Она рассказывает ему, что ее сыну, первенцу, только что исполнилось шестнадцать. Шестнадцать. Наверное, она вышла замуж молодой. Он как бы заново оценивает ее. Да, ее не только нельзя назвать непривлекательной – порой она определенно красива. Это хорошо сложенная женщина, с волосами орехового цвета, темными глазами и скорее оливковым, нежели желтоватым цветом лица. Она держится с достоинством, плечи выпрямлены, грудь вперед. У нее горделивая осанка – находит он слово, характеризующее ее. Единственный ее недостаток – зубы, слегка пожелтевшие от никотина. Она курит, но не в комнате: ради него она выходит на балкон.
Что касается маленькой девочки, то это настоящая красавица, с темными локонами, идеальной кожей и глазами, в которых сверкает живой ум.
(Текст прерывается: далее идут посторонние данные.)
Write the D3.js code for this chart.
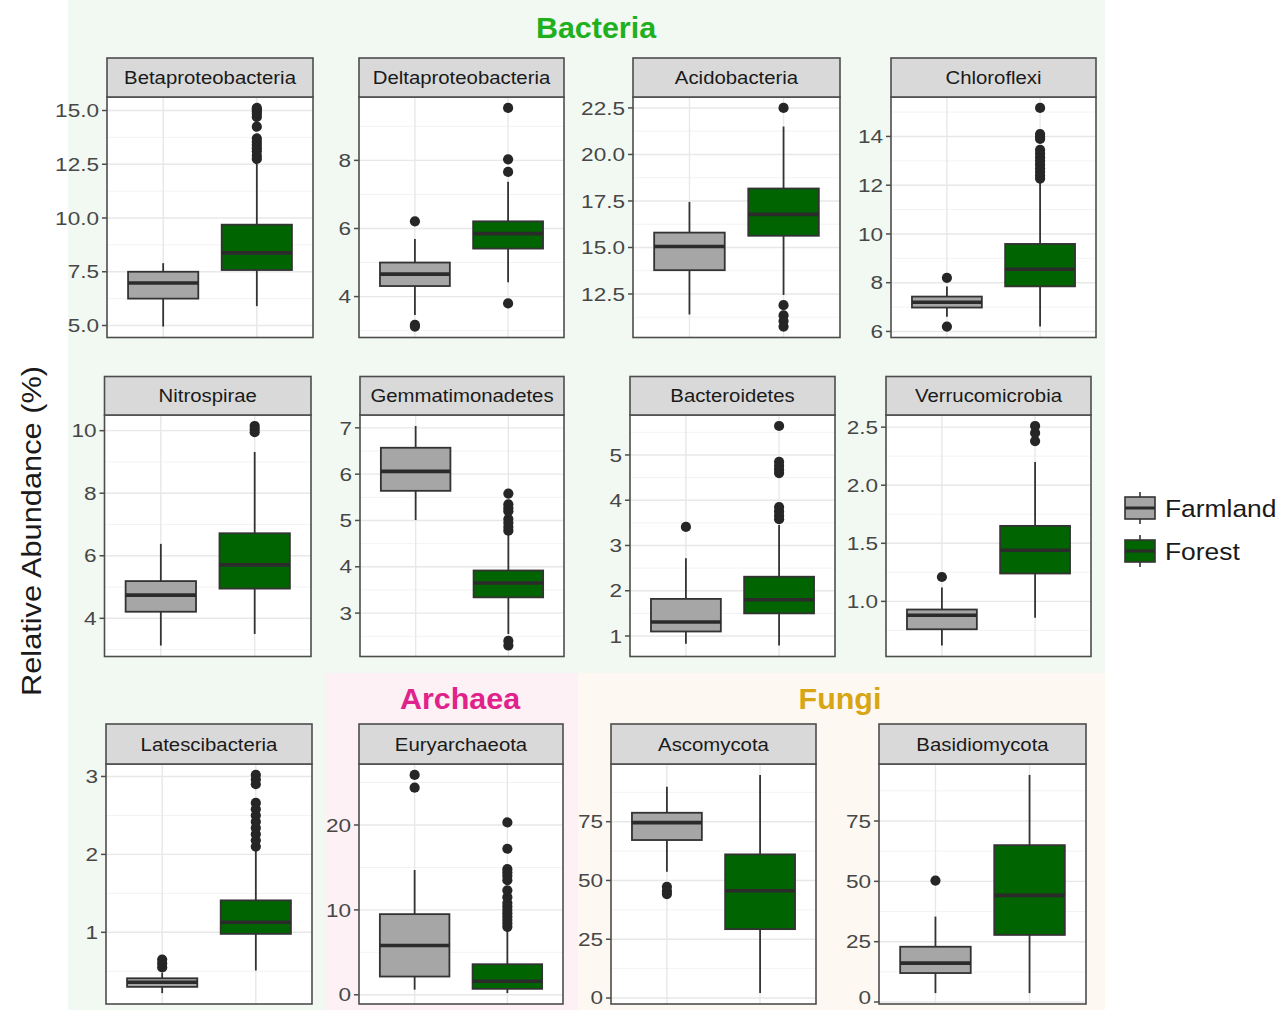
<!DOCTYPE html>
<html>
<head>
<meta charset="utf-8">
<script src="https://cdn.jsdelivr.net/npm/d3@7"></script>
<style>
  body { margin: 0; background: #ffffff; }
  svg { display: block; }
</style>
</head>
<body>
<svg id="chart" width="1281" height="1010"></svg>
<script>
// ---------- data ----------
const groups = ["Farmland", "Forest"];
const phyla = [
  "Betaproteobacteria", "Deltaproteobacteria", "Acidobacteria", "Chloroflexi",
  "Nitrospirae", "Gemmatimonadetes", "Bacteroidetes", "Verrucomicrobia",
  "Latescibacteria", "Euryarchaeota", "Ascomycota", "Basidiomycota"
];
const kingdoms = ["Bacteria", "Archaea", "Fungi"];

// box statistics: [lower whisker, Q1, median, Q3, upper whisker]
const farmlandStats = [
  [4.95, 6.25, 6.98, 7.5, 7.9],
  [3.46, 4.31, 4.66, 5.0, 5.69],
  [11.4, 13.78, 15.05, 15.8, 17.45],
  [6.6, 6.98, 7.2, 7.43, 7.84],
  [3.13, 4.21, 4.74, 5.19, 6.38],
  [5.01, 5.64, 6.06, 6.57, 7.04],
  [0.83, 1.1, 1.31, 1.82, 2.72],
  [0.62, 0.76, 0.88, 0.93, 1.12],
  [0.22, 0.3, 0.36, 0.41, 0.48],
  [0.6, 2.15, 5.8, 9.5, 14.7],
  [53.7, 67.2, 74.6, 78.8, 89.9],
  [3.7, 12.0, 16.1, 22.9, 35.4]
];
const forestStats = [
  [5.9, 7.58, 8.38, 9.69, 12.6],
  [4.42, 5.41, 5.85, 6.21, 7.37],
  [12.45, 15.63, 16.78, 18.17, 21.5],
  [6.2, 7.85, 8.55, 9.59, 12.15],
  [3.5, 4.95, 5.71, 6.72, 9.32],
  [2.55, 3.34, 3.65, 3.92, 4.7],
  [0.79, 1.5, 1.8, 2.31, 3.45],
  [0.86, 1.24, 1.44, 1.65, 2.2],
  [0.51, 0.98, 1.13, 1.41, 2.05],
  [0.2, 0.7, 1.6, 3.6, 7.6],
  [2.1, 29.3, 45.6, 61.1, 94.9],
  [3.7, 27.8, 44.2, 65.0, 94.1]
];
const farmlandOutliers = [
  [],
  [6.21, 3.17, 3.12],
  [],
  [8.2, 6.2],
  [],
  [],
  [3.41],
  [1.21],
  [0.55, 0.6, 0.65],
  [24.4, 25.9],
  [47.3, 45.5, 44.2],
  [50.3]
];
const forestOutliers = [
  [12.75, 12.9, 13.1, 13.25, 13.4, 13.55, 13.7, 14.25, 14.7, 14.85, 14.95, 15.05, 15.12],
  [9.54, 8.03, 7.66, 3.8],
  [22.5, 11.9, 11.35, 11.05, 10.75],
  [12.27, 12.4, 12.55, 12.7, 12.85, 13.0, 13.15, 13.3, 13.45, 13.9, 14.0, 14.1, 15.17],
  [9.95, 10.05, 10.15],
  [4.78, 4.86, 4.95, 5.03, 5.2, 5.27, 5.35, 5.58, 2.4, 2.3],
  [3.58, 3.66, 3.75, 3.85, 4.6, 4.68, 4.76, 4.85, 5.64],
  [2.38, 2.45, 2.51],
  [2.1, 2.18, 2.26, 2.34, 2.42, 2.5, 2.58, 2.66, 2.9, 2.96, 3.02],
  [8.0, 8.4, 8.8, 9.2, 9.6, 10.0, 10.4, 10.8, 11.5, 12.3, 13.5, 14.0, 14.4, 14.8, 17.2, 20.3],
  [],
  []
];
const tickValues = [
  [5, 7.5, 10, 12.5, 15],
  [4, 6, 8],
  [12.5, 15, 17.5, 20, 22.5],
  [6, 8, 10, 12, 14],
  [4, 6, 8, 10],
  [3, 4, 5, 6, 7],
  [1, 2, 3, 4, 5],
  [1.0, 1.5, 2.0, 2.5],
  [1, 2, 3],
  [0, 10, 20],
  [0, 25, 50, 75],
  [0, 25, 50, 75]
];
const tickLabels = [
  ["5.0", "7.5", "10.0", "12.5", "15.0"],
  ["4", "6", "8"],
  ["12.5", "15.0", "17.5", "20.0", "22.5"],
  ["6", "8", "10", "12", "14"],
  ["4", "6", "8", "10"],
  ["3", "4", "5", "6", "7"],
  ["1", "2", "3", "4", "5"],
  ["1.0", "1.5", "2.0", "2.5"],
  ["1", "2", "3"],
  ["0", "10", "20"],
  ["0", "25", "50", "75"],
  ["0", "25", "50", "75"]
];

// ---------- layout & style ----------
const FONT = "'Liberation Sans', Arial, Helvetica, sans-serif";
const fillColor = { Farmland: "#a6a6a6", Forest: "#006400" };
const rows = [
  { strip: 58, top: 97, bottom: 337.5 },
  { strip: 376.5, top: 415, bottom: 656.5 },
  { strip: 724, top: 764, bottom: 1004 }
];
// [left, right] of each panel's plotting area
const panelX = [
  [107, 313], [359, 564], [633, 840], [891, 1096],
  [104.5, 311], [360, 564], [630, 835], [886, 1091],
  [106, 312], [359, 563], [611, 816], [879, 1086]
];

const svg = d3.select("#chart");

// tinted background regions for the three kingdoms
const bg = svg.append("g");
bg.append("rect").attr("x", 68).attr("y", 0).attr("width", 1037).attr("height", 673).attr("fill", "#f2f9f2");
bg.append("rect").attr("x", 68).attr("y", 673).attr("width", 257).attr("height", 337).attr("fill", "#f2f9f2");
bg.append("rect").attr("x", 325).attr("y", 673).attr("width", 253).attr("height", 337).attr("fill", "#fdf1f5");
bg.append("rect").attr("x", 578).attr("y", 673).attr("width", 527).attr("height", 337).attr("fill", "#fdf9f2");

// horizontally stretched text helper
function label(g, x, y, text, opts) {
  const sx = opts.sx || 1;
  return g.append("text")
    .attr("transform", `translate(${x},${y}) scale(${sx},1)`)
    .attr("text-anchor", opts.anchor || "middle")
    .attr("font-family", FONT)
    .attr("font-size", opts.size)
    .attr("font-weight", opts.weight || "normal")
    .attr("fill", opts.fill || "#1a1a1a")
    .text(text);
}

// kingdom titles
const kingdomPos = [[596, 38, "#1fb020"], [460, 709, "#e0238a"], [840, 709, "#d8a514"]];
kingdoms.forEach((k, i) => {
  label(svg, kingdomPos[i][0], kingdomPos[i][1], k, { size: 29, weight: "bold", fill: kingdomPos[i][2], sx: 1.05 });
});

// y axis title
svg.append("text")
  .attr("transform", "translate(41,531) rotate(-90) scale(1.14,1)")
  .attr("text-anchor", "middle")
  .attr("font-family", FONT)
  .attr("font-size", 27)
  .attr("fill", "#1a1a1a")
  .text("Relative Abundance (%)");

// ---------- panels ----------
phyla.forEach((name, i) => {
  const row = rows[Math.floor(i / 4)];
  const [x0, x1] = panelX[i];
  const g = svg.append("g");

  const allVals = farmlandStats[i].concat(forestStats[i], farmlandOutliers[i], forestOutliers[i]);
  const [mn, mx] = d3.extent(allVals);
  const pad = (mx - mn) * 0.05;
  const y = d3.scaleLinear().domain([mn - pad, mx + pad]).range([row.bottom, row.top]);
  // discrete positions: centres at 0.6 and 1.6 units of a 2.2 unit wide panel
  const xc = d3.scalePoint().domain(groups).range([x0 + (x1 - x0) * 0.6 / 2.2, x1 - (x1 - x0) * 0.6 / 2.2]);
  const unit = (x1 - x0) / 2.2;
  const boxW = unit * 0.75;

  // panel background
  g.append("rect").attr("x", x0).attr("y", row.top).attr("width", x1 - x0).attr("height", row.bottom - row.top).attr("fill", "#ffffff");

  // minor grid
  const ticks = tickValues[i];
  const step = ticks[1] - ticks[0];
  const minors = [];
  for (let v = ticks[0] - step / 2; v <= mx + pad; v += step) {
    if (v >= mn - pad) minors.push(v);
  }
  g.selectAll(".minor").data(minors).enter().append("line")
    .attr("x1", x0).attr("x2", x1)
    .attr("y1", d => y(d)).attr("y2", d => y(d))
    .attr("stroke", "#f3f3f3").attr("stroke-width", 1);
  // major grid
  g.selectAll(".major").data(ticks).enter().append("line")
    .attr("x1", x0).attr("x2", x1)
    .attr("y1", d => y(d)).attr("y2", d => y(d))
    .attr("stroke", "#e8e8e8").attr("stroke-width", 1.4);
  g.selectAll(".vmajor").data(groups).enter().append("line")
    .attr("x1", d => xc(d)).attr("x2", d => xc(d))
    .attr("y1", row.top).attr("y2", row.bottom)
    .attr("stroke", "#e8e8e8").attr("stroke-width", 1.4);

  // boxes
  groups.forEach((grp, gi) => {
    const s = gi === 0 ? farmlandStats[i] : forestStats[i];
    const outs = gi === 0 ? farmlandOutliers[i] : forestOutliers[i];
    const cx = xc(grp);
    const bx = g.append("g");
    bx.append("line").attr("x1", cx).attr("x2", cx).attr("y1", y(s[0])).attr("y2", y(s[1]))
      .attr("stroke", "#333333").attr("stroke-width", 1.8);
    bx.append("line").attr("x1", cx).attr("x2", cx).attr("y1", y(s[3])).attr("y2", y(s[4]))
      .attr("stroke", "#333333").attr("stroke-width", 1.8);
    bx.append("rect")
      .attr("x", cx - boxW / 2).attr("width", boxW)
      .attr("y", y(s[3])).attr("height", y(s[1]) - y(s[3]))
      .attr("fill", fillColor[grp]).attr("stroke", "#333333").attr("stroke-width", 1.8);
    bx.append("line").attr("x1", cx - boxW / 2).attr("x2", cx + boxW / 2)
      .attr("y1", y(s[2])).attr("y2", y(s[2]))
      .attr("stroke", "#2b2b2b").attr("stroke-width", 3.6);
    bx.selectAll("circle").data(outs).enter().append("circle")
      .attr("cx", cx).attr("cy", d => y(d)).attr("r", 5.1).attr("fill", "#262626");
  });

  // panel border
  g.append("rect").attr("x", x0).attr("y", row.top).attr("width", x1 - x0).attr("height", row.bottom - row.top)
    .attr("fill", "none").attr("stroke", "#4d4d4d").attr("stroke-width", 1.6);

  // strip
  g.append("rect").attr("x", x0).attr("y", row.strip).attr("width", x1 - x0).attr("height", row.top - row.strip)
    .attr("fill", "#d9d9d9").attr("stroke", "#4d4d4d").attr("stroke-width", 1.6);
  label(g, (x0 + x1) / 2, (row.strip + row.top) / 2 + 6.5, name, { size: 18.5, sx: 1.1, fill: "#1a1a1a" });

  // y axis ticks + labels (kept inside the canvas at the bottom edge)
  ticks.forEach((t, k) => {
    g.append("line").attr("x1", x0 - 5).attr("x2", x0).attr("y1", y(t)).attr("y2", y(t))
      .attr("stroke", "#4d4d4d").attr("stroke-width", 1.5);
    label(g, x0 - 8, Math.min(y(t) + 6.7, 1004), tickLabels[i][k], { size: 18.8, sx: 1.2, anchor: "end", fill: "#474747" });
  });
});

// ---------- legend ----------
const legend = svg.append("g");
groups.forEach((grp, i) => {
  const ky = 508 + i * 43;
  legend.append("line").attr("x1", 1140).attr("x2", 1140).attr("y1", ky - 16).attr("y2", ky + 16)
    .attr("stroke", "#333333").attr("stroke-width", 1.6);
  legend.append("rect").attr("x", 1125).attr("y", ky - 11).attr("width", 30).attr("height", 22)
    .attr("fill", fillColor[grp]).attr("stroke", "#333333").attr("stroke-width", 1.6);
  legend.append("line").attr("x1", 1125).attr("x2", 1155).attr("y1", ky).attr("y2", ky)
    .attr("stroke", "#2b2b2b").attr("stroke-width", 3);
  label(legend, 1165, ky + 8.5, grp, { size: 24, sx: 1.1, anchor: "start", fill: "#1a1a1a" });
});
</script>
</body>
</html>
Когда эти двое рядом, на них можно любоваться, как на прелестную картинку. Они отлично ладят друг с другом. Когда Марияна стряпает, она учит дочку печь имбирные пряники и печенье. Из кухни доносятся их негромкие голоса. Мать и дочь: этикет женственности передается из поколения в поколение.
Глава 5
Проходят недели. Он привыкает к режиму, установленному Марияной. Каждое утро он делает под ее присмотром гимнастику, потом она массирует его мышцы, ставшие дряблыми. Она ненавязчиво помогает ему в том, с чем бы сам он не справился, что никогда не научился бы делать без посторонней помощи. Когда он в настроении слушать, она охотно рассказывает о своей работе, о впечатлениях от Австралии. Когда он уходит в себя, она тоже не против того, чтобы помолчать.
Любовь, которую он когда-то, быть может, питал к своему телу, давно ушла. Ему неинтересно восстанавливать его, доводить до какого-то идеального состояния. Тот человек, каким он был когда-то, всего лишь воспоминание, а воспоминания быстро угасают. У него такое чувство, что душа осталась и по-прежнему живет полной жизнью; что до остального, то это всего-навсего мешок с костями и кровью, который приходится таскать за собой.
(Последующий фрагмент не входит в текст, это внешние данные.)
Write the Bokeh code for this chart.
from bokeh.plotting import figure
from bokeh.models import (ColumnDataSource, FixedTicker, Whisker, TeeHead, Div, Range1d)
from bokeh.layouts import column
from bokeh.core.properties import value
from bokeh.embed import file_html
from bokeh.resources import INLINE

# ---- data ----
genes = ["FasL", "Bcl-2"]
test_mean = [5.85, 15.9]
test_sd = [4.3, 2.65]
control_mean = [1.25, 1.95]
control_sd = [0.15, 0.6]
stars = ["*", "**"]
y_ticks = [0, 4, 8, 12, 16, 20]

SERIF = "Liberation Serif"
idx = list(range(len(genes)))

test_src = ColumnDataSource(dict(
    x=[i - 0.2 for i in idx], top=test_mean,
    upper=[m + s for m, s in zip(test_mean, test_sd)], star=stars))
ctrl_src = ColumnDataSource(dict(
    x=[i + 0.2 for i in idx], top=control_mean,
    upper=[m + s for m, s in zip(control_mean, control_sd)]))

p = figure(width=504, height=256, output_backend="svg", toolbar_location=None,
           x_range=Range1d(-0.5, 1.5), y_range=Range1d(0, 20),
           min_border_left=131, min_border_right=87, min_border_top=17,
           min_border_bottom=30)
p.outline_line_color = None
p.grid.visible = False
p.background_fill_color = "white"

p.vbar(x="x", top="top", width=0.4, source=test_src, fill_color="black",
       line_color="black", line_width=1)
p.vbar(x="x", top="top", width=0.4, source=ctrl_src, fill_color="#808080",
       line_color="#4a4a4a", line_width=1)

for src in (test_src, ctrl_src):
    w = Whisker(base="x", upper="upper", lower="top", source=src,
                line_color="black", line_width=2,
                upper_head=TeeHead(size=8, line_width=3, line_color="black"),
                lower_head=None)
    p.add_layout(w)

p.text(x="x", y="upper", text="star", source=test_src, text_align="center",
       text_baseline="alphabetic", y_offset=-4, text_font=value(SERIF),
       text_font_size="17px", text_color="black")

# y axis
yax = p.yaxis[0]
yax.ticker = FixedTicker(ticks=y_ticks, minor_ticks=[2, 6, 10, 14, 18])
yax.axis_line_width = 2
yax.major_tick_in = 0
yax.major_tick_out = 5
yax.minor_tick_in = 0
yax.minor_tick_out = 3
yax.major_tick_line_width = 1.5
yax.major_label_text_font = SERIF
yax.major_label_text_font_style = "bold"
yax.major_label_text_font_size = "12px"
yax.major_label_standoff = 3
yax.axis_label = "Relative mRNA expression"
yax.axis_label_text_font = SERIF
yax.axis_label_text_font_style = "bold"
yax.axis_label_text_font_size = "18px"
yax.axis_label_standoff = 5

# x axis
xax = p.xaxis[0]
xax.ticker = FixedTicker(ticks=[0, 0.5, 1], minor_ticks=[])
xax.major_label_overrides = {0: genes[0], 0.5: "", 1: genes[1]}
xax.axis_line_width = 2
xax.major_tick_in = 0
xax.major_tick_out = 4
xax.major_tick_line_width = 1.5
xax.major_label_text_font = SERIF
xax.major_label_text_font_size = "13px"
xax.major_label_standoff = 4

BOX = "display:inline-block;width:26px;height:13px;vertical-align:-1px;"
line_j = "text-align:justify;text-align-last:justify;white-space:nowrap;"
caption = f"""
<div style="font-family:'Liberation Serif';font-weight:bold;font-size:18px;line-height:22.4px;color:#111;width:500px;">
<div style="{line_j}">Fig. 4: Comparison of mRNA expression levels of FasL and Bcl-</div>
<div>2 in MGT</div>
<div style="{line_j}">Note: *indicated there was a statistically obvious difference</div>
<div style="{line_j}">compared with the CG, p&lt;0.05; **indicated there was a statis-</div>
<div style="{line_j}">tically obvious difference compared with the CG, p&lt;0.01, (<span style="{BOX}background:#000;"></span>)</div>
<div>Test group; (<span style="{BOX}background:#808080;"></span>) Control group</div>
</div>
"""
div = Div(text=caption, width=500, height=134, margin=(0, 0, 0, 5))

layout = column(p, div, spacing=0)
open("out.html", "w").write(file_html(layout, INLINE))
В таком состоянии есть искушение забыть о всякой скромности. Но он противится этому искушению. Он делает все, что в его силах, чтобы соблюсти приличия, и Марияна его поддерживает. Когда приходится обнажаться, он отводит взгляд, чтобы Марияна видела, что он не видит, что она его видит. И она прилагает все усилия, чтобы то, что должно происходить не на глазах, так и происходило.
При всем том он старается остаться мужчиной – пусть и мужчиной с ограниченными возможностями; совершенно ясно, что Марияна понимает и сочувствует. Откуда у нее эта деликатность, удивляется он, деликатность, которой столь явно не хватало ее предшественницам? Научилась этому в Билефельде, в медицинском колледже? Может быть. Но ему кажется, что эта деликатность имеет гораздо более глубокие истоки. «Приличная женщина, – говорит он себе, – приличная во всем». Лучшее из того, что с ним случилось, – это появление в его жизни Марияны Йокич.
– Скажите, если будет больно, – говорит она, дотрагиваясь большими пальцами до его непристойно укороченных мышц бедра. Но ему никогда не бывает больно, а если и бывает, то эта боль так похожа на удовольствие, что он не чувствует разницы. «Интуиция», – думает он. По-видимому, она чисто интуитивно знает, как он себя чувствует, как откликнется его тело.
Мужчина и женщина за запертыми дверями в теплый полдень. Они вполне могли бы заниматься сексом. Но тут нет ничего подобного. Это всего лишь медицинский уход.
На ум ему приходит фраза из катехизиса, который он учил в школе полвека тому назад: «И не будет более ни мужчины, ни женщины, но…» Но чем, чем мы будем, когда выйдем за пределы мужчины и женщины? Смертным не дано это постичь. Одна из тайн.